Given records >>
Start

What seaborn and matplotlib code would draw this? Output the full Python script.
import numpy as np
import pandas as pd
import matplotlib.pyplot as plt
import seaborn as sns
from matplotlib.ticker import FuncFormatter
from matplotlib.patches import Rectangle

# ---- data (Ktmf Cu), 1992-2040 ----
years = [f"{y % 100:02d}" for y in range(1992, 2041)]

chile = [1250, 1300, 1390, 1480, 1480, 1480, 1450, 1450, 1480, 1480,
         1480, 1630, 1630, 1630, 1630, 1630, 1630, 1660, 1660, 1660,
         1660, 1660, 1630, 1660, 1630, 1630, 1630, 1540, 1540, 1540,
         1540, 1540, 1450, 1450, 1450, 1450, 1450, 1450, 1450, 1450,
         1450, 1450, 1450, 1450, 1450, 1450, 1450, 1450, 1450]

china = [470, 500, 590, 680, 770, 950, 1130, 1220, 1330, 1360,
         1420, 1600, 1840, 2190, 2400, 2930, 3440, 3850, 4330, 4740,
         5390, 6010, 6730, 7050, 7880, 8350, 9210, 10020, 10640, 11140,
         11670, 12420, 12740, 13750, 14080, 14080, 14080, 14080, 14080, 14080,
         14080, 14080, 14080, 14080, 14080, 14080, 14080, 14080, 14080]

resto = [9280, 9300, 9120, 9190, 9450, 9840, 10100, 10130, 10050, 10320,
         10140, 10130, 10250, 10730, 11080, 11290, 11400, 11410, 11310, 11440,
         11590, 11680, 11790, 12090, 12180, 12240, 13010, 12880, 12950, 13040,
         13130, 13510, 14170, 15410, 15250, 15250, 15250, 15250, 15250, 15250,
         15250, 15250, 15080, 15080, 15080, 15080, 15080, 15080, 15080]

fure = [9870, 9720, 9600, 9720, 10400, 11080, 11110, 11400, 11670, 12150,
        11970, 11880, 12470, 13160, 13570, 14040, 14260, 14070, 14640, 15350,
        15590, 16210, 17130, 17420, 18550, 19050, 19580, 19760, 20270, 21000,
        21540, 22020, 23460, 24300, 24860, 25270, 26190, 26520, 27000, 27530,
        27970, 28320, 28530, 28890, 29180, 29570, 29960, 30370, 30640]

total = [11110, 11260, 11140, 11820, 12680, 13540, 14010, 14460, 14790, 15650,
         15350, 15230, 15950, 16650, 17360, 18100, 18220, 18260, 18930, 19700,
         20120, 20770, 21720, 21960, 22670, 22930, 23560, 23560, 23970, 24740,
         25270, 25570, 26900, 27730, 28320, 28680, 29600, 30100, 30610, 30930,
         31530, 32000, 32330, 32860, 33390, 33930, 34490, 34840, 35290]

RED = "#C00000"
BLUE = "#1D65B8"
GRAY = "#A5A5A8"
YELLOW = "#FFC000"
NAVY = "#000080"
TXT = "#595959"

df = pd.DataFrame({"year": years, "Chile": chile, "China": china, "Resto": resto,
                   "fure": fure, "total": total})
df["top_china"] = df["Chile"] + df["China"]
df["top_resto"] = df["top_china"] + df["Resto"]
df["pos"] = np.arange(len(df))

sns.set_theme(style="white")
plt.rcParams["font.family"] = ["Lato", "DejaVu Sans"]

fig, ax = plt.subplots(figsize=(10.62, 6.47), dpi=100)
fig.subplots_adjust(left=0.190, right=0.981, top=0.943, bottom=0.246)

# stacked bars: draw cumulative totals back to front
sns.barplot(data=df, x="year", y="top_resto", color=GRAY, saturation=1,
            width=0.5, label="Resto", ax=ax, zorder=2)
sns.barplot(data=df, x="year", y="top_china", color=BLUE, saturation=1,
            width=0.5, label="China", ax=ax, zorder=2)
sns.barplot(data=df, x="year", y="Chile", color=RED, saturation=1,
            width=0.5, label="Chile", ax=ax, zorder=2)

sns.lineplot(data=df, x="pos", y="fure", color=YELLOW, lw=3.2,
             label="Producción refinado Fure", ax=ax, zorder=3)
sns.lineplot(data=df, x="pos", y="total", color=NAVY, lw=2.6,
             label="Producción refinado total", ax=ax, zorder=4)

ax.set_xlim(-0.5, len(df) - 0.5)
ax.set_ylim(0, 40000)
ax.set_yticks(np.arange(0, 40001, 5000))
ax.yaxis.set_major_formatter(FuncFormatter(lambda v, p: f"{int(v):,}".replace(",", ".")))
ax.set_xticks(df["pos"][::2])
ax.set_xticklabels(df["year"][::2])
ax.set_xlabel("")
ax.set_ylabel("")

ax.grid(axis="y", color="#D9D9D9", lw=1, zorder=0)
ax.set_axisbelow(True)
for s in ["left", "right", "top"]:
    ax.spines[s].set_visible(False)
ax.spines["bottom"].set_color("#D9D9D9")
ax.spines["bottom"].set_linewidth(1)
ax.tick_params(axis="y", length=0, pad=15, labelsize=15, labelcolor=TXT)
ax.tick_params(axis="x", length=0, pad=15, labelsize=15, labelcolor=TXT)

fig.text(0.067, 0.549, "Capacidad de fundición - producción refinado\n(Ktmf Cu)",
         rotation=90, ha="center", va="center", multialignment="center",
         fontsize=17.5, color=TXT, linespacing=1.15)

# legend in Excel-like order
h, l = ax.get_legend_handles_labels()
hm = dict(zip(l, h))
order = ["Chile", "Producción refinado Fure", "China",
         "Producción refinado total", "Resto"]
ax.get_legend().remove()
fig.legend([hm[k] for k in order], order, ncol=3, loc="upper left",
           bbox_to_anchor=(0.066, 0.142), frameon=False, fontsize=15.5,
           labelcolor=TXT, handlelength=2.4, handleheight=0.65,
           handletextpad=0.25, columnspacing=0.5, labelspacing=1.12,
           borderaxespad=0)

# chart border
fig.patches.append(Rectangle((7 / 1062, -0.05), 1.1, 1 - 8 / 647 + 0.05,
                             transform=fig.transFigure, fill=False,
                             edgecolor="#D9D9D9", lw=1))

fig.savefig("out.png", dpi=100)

End
Start

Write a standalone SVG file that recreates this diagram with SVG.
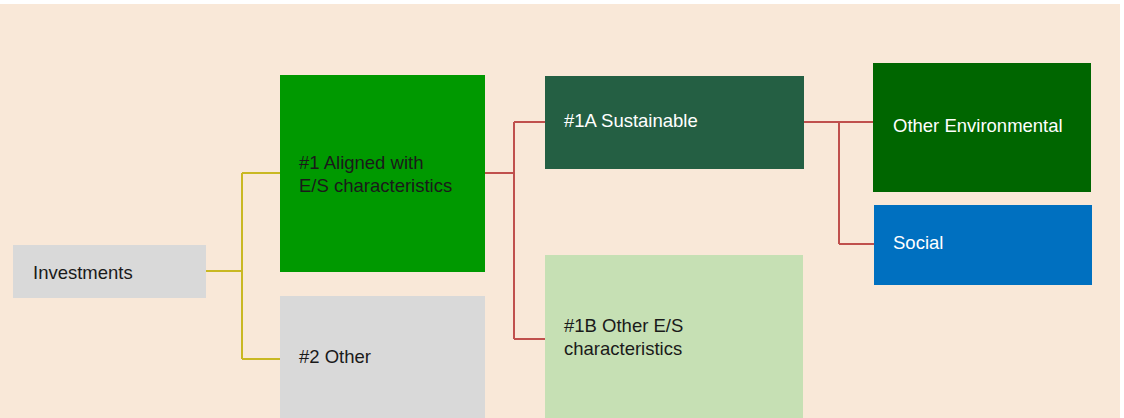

End

Your task is to give again the lines from the one containing "What seaborn and" to the one containing "1450, 1450, 1450, 1450, 1450, 1450, 1450, 1450, 1450]", both lines included, exactly and without anything added.

Result of this exercise >>
What seaborn and matplotlib code would draw this? Output the full Python script.
import numpy as np
import pandas as pd
import matplotlib.pyplot as plt
import seaborn as sns
from matplotlib.ticker import FuncFormatter
from matplotlib.patches import Rectangle

# ---- data (Ktmf Cu), 1992-2040 ----
years = [f"{y % 100:02d}" for y in range(1992, 2041)]

chile = [1250, 1300, 1390, 1480, 1480, 1480, 1450, 1450, 1480, 1480,
         1480, 1630, 1630, 1630, 1630, 1630, 1630, 1660, 1660, 1660,
         1660, 1660, 1630, 1660, 1630, 1630, 1630, 1540, 1540, 1540,
         1540, 1540, 1450, 1450, 1450, 1450, 1450, 1450, 1450, 1450,
         1450, 1450, 1450, 1450, 1450, 1450, 1450, 1450, 1450]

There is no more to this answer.